Hacker News new | ask | show | jobs
by alophawen 1185 days ago
> Is this true or is there just a massive gulf in application at the moment?

It is only true if you drink the cool aid.

Speech recognition - Siri still have major issues undestanding me. Youtube text2speech routinely mistranscribes because it simply have no understanding of the language.

Machine translation is hilarious at best and dangerously wrong at worst.

Machine vision still could not spot the difference between pastry and furry animals last time I checked.

All of these are examples of non-working over hyped tech. It is not a list of "basically" solved problems.

7 comments

> Machine translation is hilarious at best and dangerously wrong at worst.

I picked a random passage from a novel in French I am currently reading. ChatGPT translated the three paragraphs I ran it on correctly; there are no major quibbles to be had. It is good, coherent English, a correct translation, which closely follows the French original, even capturing some of the poetic imagery effectively.

I'm sure after another paragraph or two there will be a weird screw-up. And there's no consistency in a running translation of any length. Etc. Yes, it's not perfect. Not fully human-equivalent.

Still. I remember when machine translation like I just did was the realm of science fiction. And I thought it would remain science fiction for a long time. The fact that such a thing isn't mind-blowing shows how far things have come, hasn't it?

> Speech recognition - Siri still have major issues undestanding me.

I am using speech-to-text AI transcription every day. It's been revolutionary for me. I am hard of hearing. The cutting edge is Whisper, and it is leaps and bounds over the state-of-the-art just a year ago: https://github.com/openai/whisper

I must have drank the cool aid because when I talk to my AI assistant, it bloody well understands me a lot better than my wife :D.

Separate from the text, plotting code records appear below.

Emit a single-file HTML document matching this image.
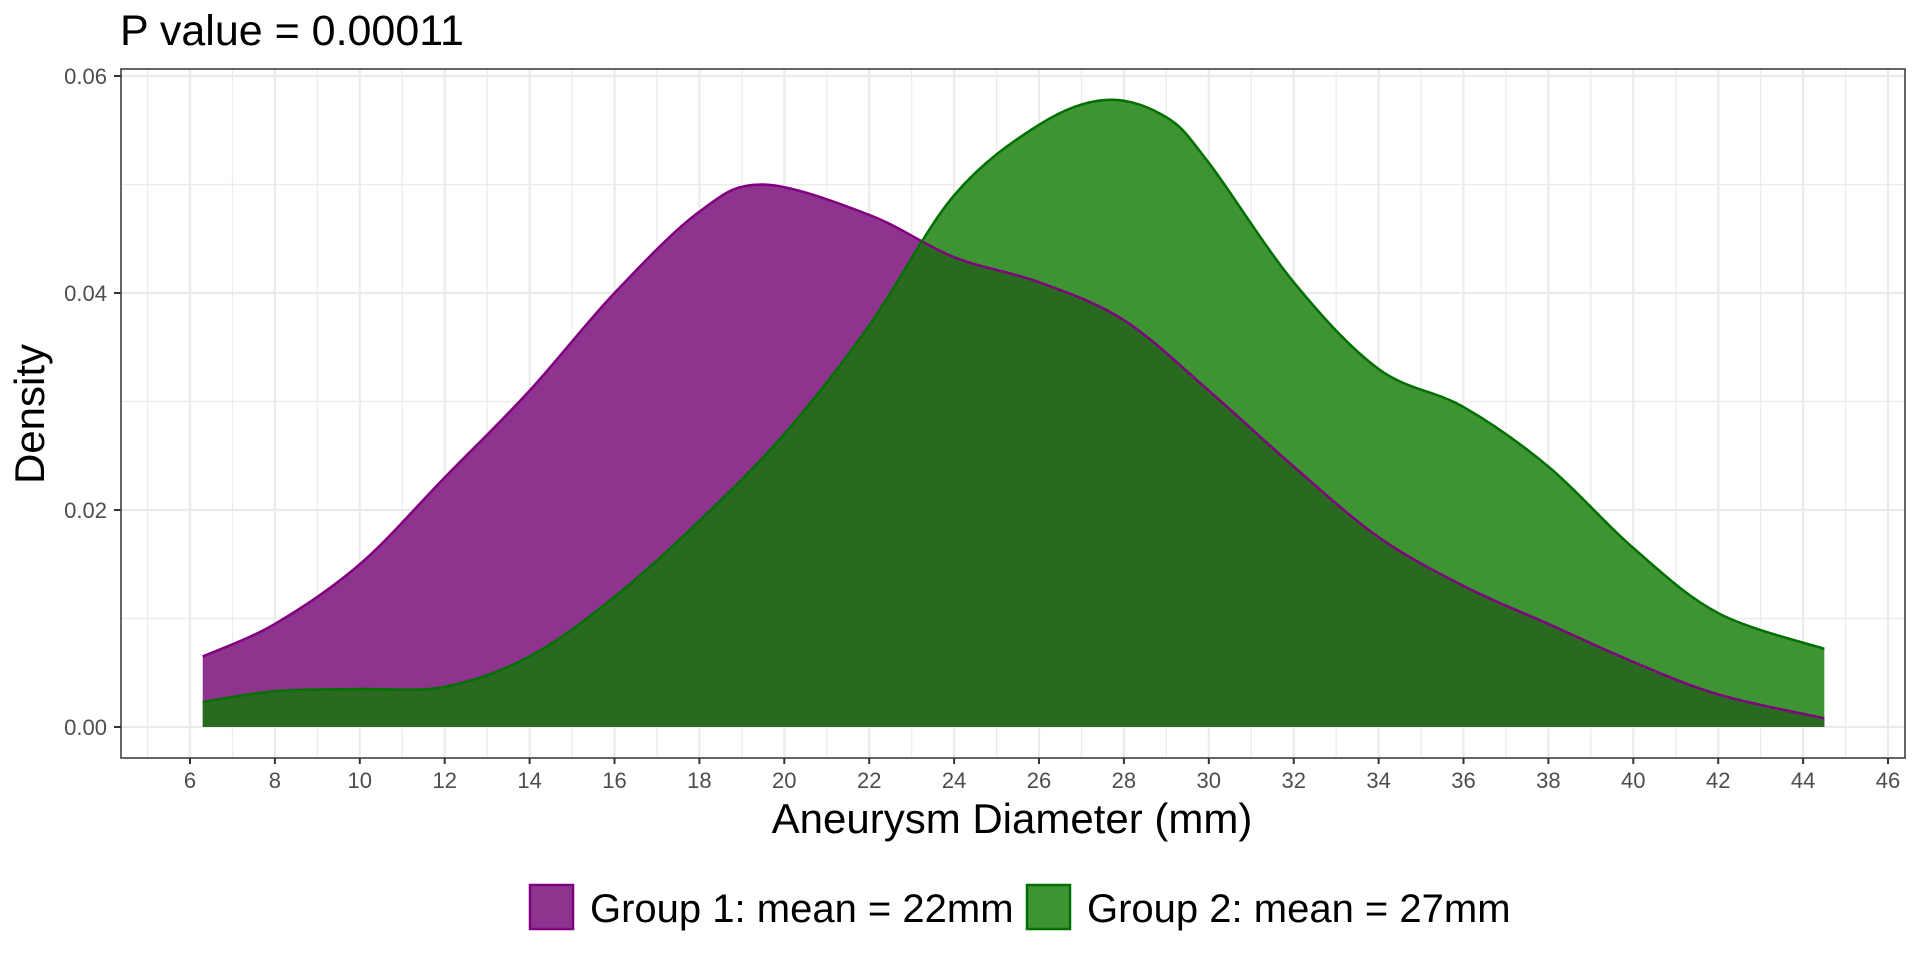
<!DOCTYPE html>
<html><head><style>
body{margin:0;background:#fff;}
svg text{font-family:"Liberation Sans",Arial,sans-serif;}
</style></head><body>
<svg id="s" width="1920" height="960" xmlns="http://www.w3.org/2000/svg">
<rect width="1920" height="960" fill="#fff"/>
<g id="grid"></g>
<defs><clipPath id="gc"><path id="gclip"/></clipPath></defs>
<path id="pf" fill="#8e348f"/>
<path id="gf" fill="#3e9333"/>
<path id="of" fill="#2a6a20" clip-path="url(#gc)"/>
<path id="pl" fill="none" stroke="#800080" stroke-width="2.5"/>
<path id="gl" fill="none" stroke="#007000" stroke-width="2.5"/>
<rect x="121" y="69" width="1784" height="689" fill="none" stroke="#333" stroke-width="1.5"/>
<g id="ticks" fill="#4d4d4d" font-size="22"></g>
<text x="120" y="45" font-size="43" fill="#000">P value = 0.00011</text>
<text x="1012" y="833" font-size="42" text-anchor="middle" fill="#000">Aneurysm Diameter (mm)</text>
<text transform="translate(44,414) rotate(-90)" font-size="42" text-anchor="middle" fill="#000">Density</text>
<rect x="530" y="885" width="43" height="44" fill="#8e348f" stroke="#800080" stroke-width="2.5"/>
<text x="590" y="922" font-size="40" fill="#000">Group 1: mean = 22mm</text>
<rect x="1027" y="885" width="43" height="44" fill="#3e9333" stroke="#007000" stroke-width="2.5"/>
<text x="1087" y="922" font-size="40" fill="#000">Group 2: mean = 27mm</text>
</svg>
<script>
const X=v=>190+(v-6)*42.45, Y=d=>727-d*10850;
const P=[[6.3,.0065],[8,.0095],[10,.015],[12,.023],[14,.031],[16,.04],[18,.0475],[19.5,.05],[22,.0472],[24,.0433],[26,.041],[28,.0375],[30,.031],[32,.024],[34,.0175],[36,.013],[38,.0095],[40,.006],[42,.003],[44.5,.0008]];
const G=[[6.3,.0023],[8,.0033],[10,.0035],[12,.0037],[14,.0065],[16,.012],[18,.019],[20,.027],[22,.037],[24,.049],[26,.0555],[27.6,.0578],[29,.0562],[30,.052],[32,.041],[34,.033],[36,.0295],[38,.024],[40,.0165],[42,.0105],[44.5,.0072]];
function curve(a){const p=a.map(q=>[X(q[0]),Y(q[1])]);let d="M"+p[0][0]+","+p[0][1];
for(let i=0;i<p.length-1;i++){const p0=p[i-1]||p[i],p1=p[i],p2=p[i+1],p3=p[i+2]||p2;
d+=` C${p1[0]+(p2[0]-p0[0])/6},${p1[1]+(p2[1]-p0[1])/6} ${p2[0]-(p3[0]-p1[0])/6},${p2[1]-(p3[1]-p1[1])/6} ${p2[0]},${p2[1]}`;}return d;}
function area(a){return curve(a)+` L${X(44.5)},${Y(0)} L${X(6.3)},${Y(0)} Z`;}
const e=id=>document.getElementById(id);
e("pf").setAttribute("d",area(P));e("gf").setAttribute("d",area(G));
e("gclip").setAttribute("d",area(G));e("of").setAttribute("d",area(P));
e("pl").setAttribute("d",curve(P));e("gl").setAttribute("d",curve(G));
let g="",t="";
for(let v=5;v<=46;v++){const x=X(v);g+=`<line x1="${x}" y1="69" x2="${x}" y2="758" stroke="#ebebeb" stroke-width="${v%2?1.2:2.2}"/>`;}
for(let k=0;k<=6;k++){const y=Y(k*0.01);g+=`<line x1="121" y1="${y}" x2="1905" y2="${y}" stroke="#ebebeb" stroke-width="${k%2?1.2:2.2}"/>`;}
for(let v=6;v<=46;v+=2){const x=X(v);t+=`<line x1="${x}" y1="758" x2="${x}" y2="764" stroke="#333" stroke-width="2"/><text x="${x}" y="788" text-anchor="middle">${v}</text>`;}
for(let k=0;k<=3;k++){const y=Y(k*0.02);t+=`<line x1="114" y1="${y}" x2="121" y2="${y}" stroke="#333" stroke-width="2"/><text x="107" y="${y+8}" text-anchor="end">${(k*0.02).toFixed(2)}</text>`;}
e("grid").innerHTML=g;e("ticks").innerHTML=t;
</script>
</body></html>
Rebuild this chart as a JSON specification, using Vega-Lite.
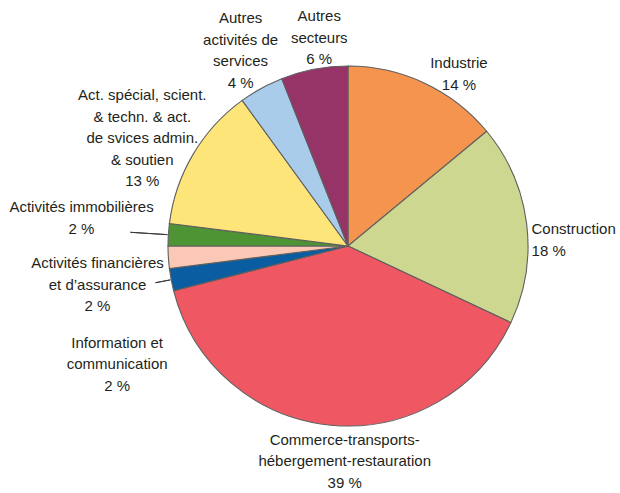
{
  "$schema": "https://vega.github.io/schema/vega-lite/v6.json",
  "width": 544,
  "height": 492,
  "autosize": {"type": "none"},
  "padding": {"left": 76, "top": 0, "right": 0, "bottom": 0},
  "background": "white",
  "config": {"view": {"stroke": null}},
  "data": {
    "values": [
      {"ordre": 1, "cat": "Industrie", "part": 14, "lab": "Industrie\n14 %"},
      {"ordre": 2, "cat": "Construction", "part": 18, "lab": "Construction\n18 %"},
      {"ordre": 3, "cat": "Commerce-transports-hébergement-restauration", "part": 39, "lab": "Commerce-transports-\nhébergement-restauration\n39 %"},
      {"ordre": 4, "cat": "Information et communication", "part": 2, "lab": "Information et\ncommunication\n2 %"},
      {"ordre": 5, "cat": "Activités financières et d’assurance", "part": 2, "lab": "Activités financières\net d’assurance\n2 %"},
      {"ordre": 6, "cat": "Activités immobilières", "part": 2, "lab": "Activités immobilières\n2 %"},
      {"ordre": 7, "cat": "Act. spécial, scient. & techn. & act. de svices admin. & soutien", "part": 13, "lab": "Act. spécial, scient.\n& techn. & act.\nde svices admin.\n& soutien\n13 %"},
      {"ordre": 8, "cat": "Autres activités de services", "part": 4, "lab": "Autres\nactivités de\nservices\n4 %"},
      {"ordre": 9, "cat": "Autres secteurs", "part": 6, "lab": "Autres\nsecteurs\n6 %"}
    ]
  },
  "encoding": {
    "theta": {"field": "part", "type": "quantitative", "stack": true},
    "order": {"field": "ordre", "type": "quantitative"},
    "detail": {"field": "cat", "type": "nominal"}
  },
  "layer": [
    {
      "mark": {"type": "arc", "radius": 180, "stroke": "#5f5f5f", "strokeWidth": 1.1},
      "encoding": {
        "color": {
          "field": "cat",
          "type": "nominal",
          "legend": null,
          "scale": {
            "domain": ["Industrie", "Construction", "Commerce-transports-hébergement-restauration", "Information et communication", "Activités financières et d’assurance", "Activités immobilières", "Act. spécial, scient. & techn. & act. de svices admin. & soutien", "Autres activités de services", "Autres secteurs"],
            "range": ["#f4944f", "#ced78f", "#ef5762", "#0a5da0", "#fac8b4", "#4e9435", "#fee57a", "#a9ccea", "#963468"]
          }
        }
      }
    },
    {
      "mark": {"type": "arc", "radius": 218, "radius2": 181, "padAngle": 1, "fill": null, "stroke": "#3a3a3a", "strokeWidth": 1},
      "encoding": {
        "strokeOpacity": {"condition": {"test": "datum.ordre === 6", "value": 1}, "value": 0}
      }
    },
    {
      "mark": {"type": "arc", "radius": 196, "radius2": 181, "padAngle": 1, "fill": null, "stroke": "#3a3a3a", "strokeWidth": 1},
      "encoding": {
        "strokeOpacity": {"condition": {"test": "datum.ordre === 4", "value": 1}, "value": 0}
      }
    },
    {
      "mark": {"type": "text", "radius": 190, "dx": 30, "dy": -10.75, "align": "center", "baseline": "middle", "lineBreak": "\n", "font": "Liberation Sans", "fontSize": 15, "lineHeight": 21.5, "fill": "#231f20"},
      "encoding": {"text": {"condition": {"test": "datum.ordre === 1", "field": "lab"}, "value": ""}}
    },
    {
      "mark": {"type": "text", "radius": 185, "dx": 0, "dy": 6.25, "align": "left", "baseline": "middle", "lineBreak": "\n", "font": "Liberation Sans", "fontSize": 15, "lineHeight": 21.5, "fill": "#231f20"},
      "encoding": {"text": {"condition": {"test": "datum.ordre === 2", "field": "lab"}, "value": ""}}
    },
    {
      "mark": {"type": "text", "radius": 216, "dx": 17, "dy": -21.5, "align": "center", "baseline": "middle", "lineBreak": "\n", "font": "Liberation Sans", "fontSize": 15, "lineHeight": 21.5, "fill": "#231f20"},
      "encoding": {"text": {"condition": {"test": "datum.ordre === 3", "field": "lab"}, "value": ""}}
    },
    {
      "mark": {"type": "text", "radius": 235, "dx": 0, "dy": 52.5, "align": "center", "baseline": "middle", "lineBreak": "\n", "font": "Liberation Sans", "fontSize": 15, "lineHeight": 21.5, "fill": "#231f20"},
      "encoding": {"text": {"condition": {"test": "datum.ordre === 4", "field": "lab"}, "value": ""}}
    },
    {
      "mark": {"type": "text", "radius": 251, "dx": 0, "dy": 1.5, "align": "center", "baseline": "middle", "lineBreak": "\n", "font": "Liberation Sans", "fontSize": 15, "lineHeight": 21.5, "fill": "#231f20"},
      "encoding": {"text": {"condition": {"test": "datum.ordre === 5", "field": "lab"}, "value": ""}}
    },
    {
      "mark": {"type": "text", "radius": 267, "dx": 0, "dy": -21.75, "align": "center", "baseline": "middle", "lineBreak": "\n", "font": "Liberation Sans", "fontSize": 15, "lineHeight": 21.5, "fill": "#231f20"},
      "encoding": {"text": {"condition": {"test": "datum.ordre === 6", "field": "lab"}, "value": ""}}
    },
    {
      "mark": {"type": "text", "radius": 239, "dx": 0, "dy": -29, "align": "center", "baseline": "middle", "lineBreak": "\n", "font": "Liberation Sans", "fontSize": 15, "lineHeight": 21.5, "fill": "#231f20"},
      "encoding": {"text": {"condition": {"test": "datum.ordre === 7", "field": "lab"}, "value": ""}}
    },
    {
      "mark": {"type": "text", "radius": 223, "dx": 0, "dy": -32.25, "align": "center", "baseline": "middle", "lineBreak": "\n", "font": "Liberation Sans", "fontSize": 15, "lineHeight": 21.5, "fill": "#231f20"},
      "encoding": {"text": {"condition": {"test": "datum.ordre === 8", "field": "lab"}, "value": ""}}
    },
    {
      "mark": {"type": "text", "radius": 212, "dx": 11, "dy": -21.5, "align": "center", "baseline": "middle", "lineBreak": "\n", "font": "Liberation Sans", "fontSize": 15, "lineHeight": 21.5, "fill": "#231f20"},
      "encoding": {"text": {"condition": {"test": "datum.ordre === 9", "field": "lab"}, "value": ""}}
    }
  ]
}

Machine translation still makes a few mistakes but hardly more than a human.

Machine vision: I worked on a factory where a machine would approve/reject products passing through at a ridiculously high speed, and it never got one wrong. This was 15 years ago.

Your experience is completely the opposite of mine.

You have some odd issue here... You're thinking that any technology is going to be perfect, and it's not, humans are not either. Don't put your base line as perfect, but at the rate of human failure.

Siri isn't even the latest models that have a much lower error rate.

Whisper is better at speech recognition than humans. Learn about the SOTA instead of mentioning bad mainstream products made years ago.
> Youtube text2speech routinely mistranscribes

Isn’t text2speech the opposite of transcribing?

Speech2text would be transcribing, and text2speech would be speech synthesis.

Anyway, assuming you meant speech2text: I found YouTube‘s transcribing quite good. It even understands stuff that is inaudible to me (especially in movie snippets). Of course it’s not perfect, but neither am I.

Thanks, I mean speech2text, the youtube auto-caption feature specifically. Perhaps you have enjoyed it. I regularry use it due to bad hearing, and it is hilariously often mistranslating stuff that a human never would, simply because it does not understand context. It is a dumb system.
TTS is where I started when I was working on this sort of thing, I commonly just say text to speech to mean either direction.
> Speech recognition - Siri still have major issues undestanding me.

Have you tried OpenAI Whisper, especially with its "large" model? Siri and Youtube shouldn't be the yard sticks to judge the entire field, they both have unique hardware constraints and they're far from the state of the art.

My company has replaced hundreds of human transcribers with a speech to text model.

DeepL is actually really good a lot of the time.

When was the last time you checked the status of machine vision, because the problem you suggested is not hard for it anymore.

Your company can only pull the rug like this because the public is not very picky it seems.

A real human transcriber still outperforms any automated system in existence.

> Your company can only pull the rug like this because the public is not very picky it seems.

My company performed extensive accuracy testing and lets people choose to use a human transcriber if they want. Most people are perfectly happy to use the machine transcription. You are just seem bitter. Did an AI steal your wife?